ADf, DLC:GW; LB, DLC:GW. The text in angle brackets is taken from the letter-book copy.

1These papers have not been identified.

2For the progress of the arsenal in South Carolina, see Pickering’s report to Congress of 12 Dec. 1795, found in ASP description begins Walter Lowrie et al., eds. American State Papers. Documents, Legislative and Executive, of the Congress of the United States. 38 vols. Washington, D.C., Gales and Seaton, 1832–61. description ends , Military Affairs, 1:109–10.

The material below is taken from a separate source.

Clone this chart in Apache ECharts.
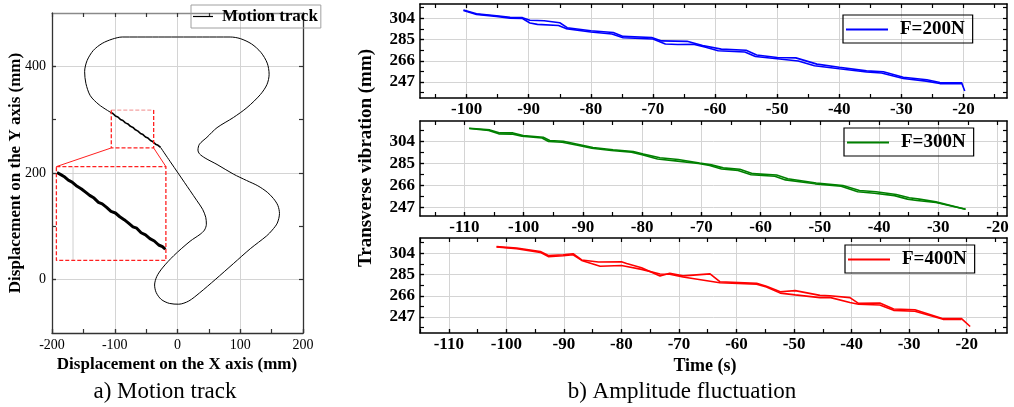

3The papers relating to James Robertson’s resignation and the letter from William Blount, governor of the Southwest Territory, have not been identified. Robertson was seeking to resign his post as brigadier general of militia for the Mero District, which he had held since 1791. James Winchester (1752–1826), who is best known as a general in the War of 1812, was at this time the senior colonel in the district. On 11 Aug., Blount wrote Robertson that he had not heard whom GW had appointed to the post, but that he had given to Winchester “the necessary orders respecting the protection to be afforded the District” (“Correspondence of Robertson,” description begins “The Correspondence of Gen. James Robertson.” American Historical Magazine 1(1896): 71–91, 189–94, 280–91, 390–96; 2(1897): 59–86, 172–77, 278–79, 355–75; 3(1898): 74–83, 267–98, 348–94; 4(1899): 66–96, 163–92, 247–86, 336–81; 5(1900): 67–96, 162–90, 252–86. description ends 3:389).